TDP-43 and alternative splicing in motor neurone disease
Reference Code: Highley/July08/6502Grantee: Dr Robin Highley
Grantee Institution: University of Sheffield
Duration: 36 months
Amount: Total value of award: £449,980 (MND Association contribution: £224,990)
Description:
MRC/MND Association Lady Edith Wolfson Fellowship
About Dr Highley:
“My first degree was in psychology at the University of Oxford, where I subsequently researched brain changes in schizophrenia for my PhD. Having decided on a career as a neuropathologist (a doctor who specialises in the microscopic study of diseased brain and spinal cord), I did a medical degree in Birmingham and then moved to Sheffield for specialist training.“I met Professors Paul Ince and Pamela Shaw when I arrived in Sheffield five years ago and they introduced me to their world-class research into MND. I developed an interest in this condition, and performed a small amount of research in my spare time.
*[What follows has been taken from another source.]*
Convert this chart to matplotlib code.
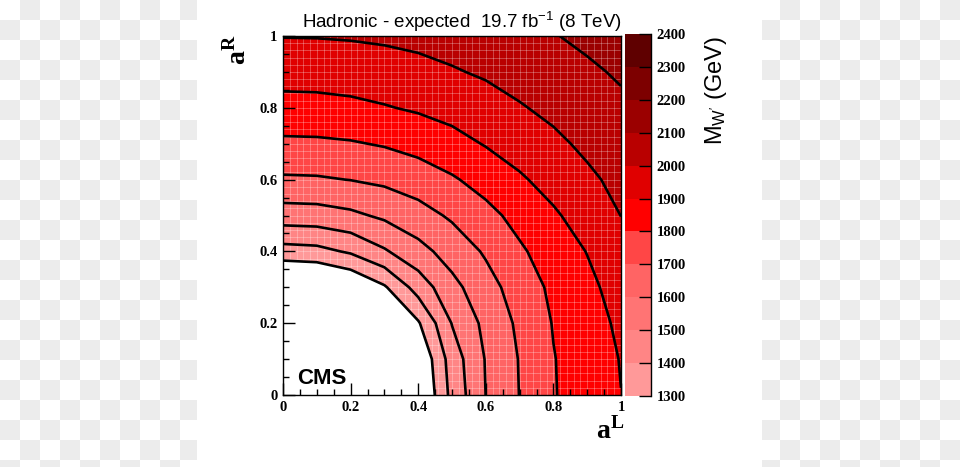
import numpy as np
import matplotlib
matplotlib.use("Agg")
import matplotlib.pyplot as plt
from matplotlib.colors import ListedColormap, BoundaryNorm
from matplotlib.patches import Rectangle

plt.rcParams['mathtext.fontset'] = 'custom'
plt.rcParams['mathtext.rm'] = 'Liberation Sans'
plt.rcParams['mathtext.it'] = 'Liberation Sans:italic'
plt.rcParams['mathtext.bf'] = 'Liberation Serif:bold'
plt.rcParams['mathtext.sf'] = 'Liberation Sans'

# ---- data ----
aL = [0.0, 0.1, 0.2, 0.3, 0.4, 0.5, 0.6, 0.7, 0.8, 0.9, 1.0]
aR = [0.0, 0.1, 0.2, 0.3, 0.4, 0.5, 0.6, 0.7, 0.8, 0.9, 1.0]
# expected M_W' limit (GeV); one row per aR value, columns follow aL
mw_aR00 = [1000, 1000, 1000, 1000, 1175, 1430, 1601, 1702, 1794, 1848, 1899]
mw_aR01 = [1000, 1000, 1000, 1000, 1200, 1447, 1606, 1705, 1796, 1850, 1904]
mw_aR02 = [1000, 1000, 1000, 1105, 1289, 1504, 1626, 1719, 1805, 1859, 1918]
mw_aR03 = [1125, 1138, 1191, 1288, 1442, 1571, 1662, 1746, 1820, 1876, 1940]
mw_aR04 = [1360, 1370, 1413, 1489, 1567, 1641, 1712, 1786, 1847, 1903, 1968]
mw_aR05 = [1553, 1558, 1580, 1617, 1662, 1714, 1771, 1831, 1887, 1942, 2001]
mw_aR06 = [1687, 1690, 1702, 1720, 1749, 1789, 1837, 1888, 1934, 1983, 2024]
mw_aR07 = [1782, 1784, 1792, 1808, 1833, 1867, 1906, 1941, 1981, 2018, 2050]
mw_aR08 = [1867, 1869, 1878, 1894, 1912, 1934, 1961, 1993, 2021, 2049, 2080]
mw_aR09 = [1939, 1941, 1947, 1957, 1972, 1992, 2012, 2034, 2057, 2083, 2113]
mw_aR10 = [2003, 2004, 2008, 2015, 2025, 2038, 2054, 2074, 2095, 2122, 2151]
levels = [1300, 1400, 1500, 1600, 1700, 1800, 1900, 2000, 2100, 2200, 2300, 2400]
level_labels = ['1300', '1400', '1500', '1600', '1700', '1800', '1900', '2000', '2100', '2200', '2300', '2400']
tick_vals = [0, 0.2, 0.4, 0.6, 0.8, 1]
tick_labels = ['0', '0.2', '0.4', '0.6', '0.8', '1']

M = np.array([mw_aR00, mw_aR01, mw_aR02, mw_aR03, mw_aR04, mw_aR05,
              mw_aR06, mw_aR07, mw_aR08, mw_aR09, mw_aR10], dtype=float)

colors = ['#ff9999', '#ff8585', '#ff7474', '#ff6464', '#ff4646', '#ff0000',
          '#e00000', '#b90000', '#9b0000', '#7d0000', '#5f0000']

W, H = 960, 467
fig = plt.figure(figsize=(W/100, H/100), dpi=100)
fig.patch.set_facecolor('white')

def fr(x0, y0, x1, y1):
    return [x0/W, 1-y1/H, (x1-x0)/W, (y1-y0)/H]

# checkerboard backdrop outside the white panel
for ix in range(0, 48):
    for iy in range(0, 24):
        x0 = ix*20
        if (ix+iy) % 2 == 1 and (x0 < 197 or x0+20 > 762):
            xs, xe = x0, x0+20
            if xs < 197 < xe:
                xe = 197
            if xs < 762 < xe:
                xs = 762
            fig.patches.append(Rectangle((xs/W, 1-(iy*20+20)/H), (xe-xs)/W, 20/H,
                               transform=fig.transFigure, facecolor='#ececec',
                               edgecolor='none', zorder=-5))

ax = fig.add_axes(fr(283, 36, 621, 395))
cmap = ListedColormap(colors)
norm = BoundaryNorm(levels, cmap.N)
cf = ax.contourf(aL, aR, M, levels=levels, cmap=cmap, norm=norm, zorder=1)
for v in np.arange(0.02, 1.0, 0.02):
    ax.axvline(v, color='white', alpha=0.28, lw=0.7, zorder=1.5)
    ax.axhline(v, color='white', alpha=0.28, lw=0.7, zorder=1.5)
ax.contour(aL, aR, M, levels=levels, colors='black', linewidths=1.9, zorder=3)
ax.set_xlim(0, 1)
ax.set_ylim(0, 1)
ax.set_xticks(tick_vals, tick_labels)
ax.set_yticks(tick_vals, tick_labels)
ax.set_xticks(np.arange(0, 1.0001, 0.05), minor=True)
ax.set_yticks(np.arange(0, 1.0001, 0.05), minor=True)
ax.tick_params(which='major', direction='in', length=8.5, width=1.0, top=False, right=False, pad=4)
ax.tick_params(which='minor', direction='in', length=4.3, width=1.0, top=False, right=False)
for lab in ax.get_xticklabels() + ax.get_yticklabels():
    lab.set_fontfamily('Liberation Serif')
    lab.set_fontweight('bold')
    lab.set_fontsize(10.5)
for s in ax.spines.values():
    s.set_linewidth(1.0)
ax.text(0.042, 0.03, 'CMS', fontfamily='Liberation Sans', fontweight='bold', fontsize=16, zorder=5)

cax = fig.add_axes(fr(625, 34, 651, 396))
cb = fig.colorbar(cf, cax=cax, ticks=levels)
cb.outline.set_visible(False)
cax.tick_params(direction='in', length=8.5, width=1.0, right=True, left=False, pad=4)
cax.set_yticklabels(level_labels)
for lab in cax.get_yticklabels():
    lab.set_fontfamily('Liberation Serif')
    lab.set_fontweight('bold')
    lab.set_fontsize(10.5)
cax.plot([1, 1], [0, 1], transform=cax.transAxes, color='black', lw=1.0, clip_on=False)

fig.text(462/W, 1-28/H, r'Hadronic - expected  19.7 fb$^{-1}$ (8 TeV)', ha='center', va='baseline',
         fontfamily='Liberation Sans', fontsize=13.5)
fig.text(610/W, 1-431/H, r'$\mathbf{a}^{\mathbf{L}}$', ha='center', va='center', fontsize=20)
fig.text(238/W, 1-50/H, r'$\mathbf{a}^{\mathbf{R}}$', ha='center', va='center', fontsize=20, rotation=90)
fig.text(716/W, 1-90/H, r"M$_{\mathrm{W'}}$ (GeV)", ha='center', va='center', fontsize=17,
         fontfamily='Liberation Sans', rotation=90)

fig.savefig('out.png', dpi=100)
Receiving the MRC/MND Association Lady Edith Wolfson Clinician Scientist Fellowship gives me the time and resources to work on MND on a formal footing and to gather some really important data.
“Sheffield is a centre of international excellence for MND research. I am enormously looking forward to working in this vibrant environment, and am immensely grateful to the MND Association and the MRC for funding this project.”
What this research means to you:
Dr Highley’s project will concern a protein called TDP-43. In healthy neurones, TDP-43 is located in a compartment of the cell called the nucleus – where the cell’s genes are stored. However, a recent discovery has revealed that in diseased motor neurones, TDP-43 is not present in the nucleus. Instead it is deposited in the cell outside the nucleus and for some reason it is labelled for destruction. Following this discovery, TDP-43 has become an exciting field of MND research. The question Dr Highley will address is: “What does TDP-43 do in normal cells that it is not doing in diseased motor neurones?”Dr Highley explains in more detail:
“Genes contain instructions that tell cells how to manufacture proteins. TDP-43 is known to be involved in a process whereby the instructions for specific proteins are modified to produce different versions of the same proteins. This is a process called ‘alternative splicing’. If TDP-43 is not working properly the wrong versions of proteins will be manufactured, causing the cell to malfunction in some way.“I will study spinal cord tissue that has been very kindly donated to research by people who have died with MND. I will use laser technology to dissect both diseased and surviving healthy motor neurones. In addition, I will grow some motor neurone-like cells and use a specially adapted virus to disrupt the production of TDP-43 in some of these cells to mimic the effects of MND. I will compare alternative splicing in the diseased and healthy motor neurones from the spinal cords and from the laboratory-grown cells.
“The project will hopefully generate data about the chain of events that causes a motor neurone to die. Such knowledge may be used to develop drugs designed to interrupt this process and allow motor neurones to survive, and thereby either slow or, ideally, stop the disease progression.”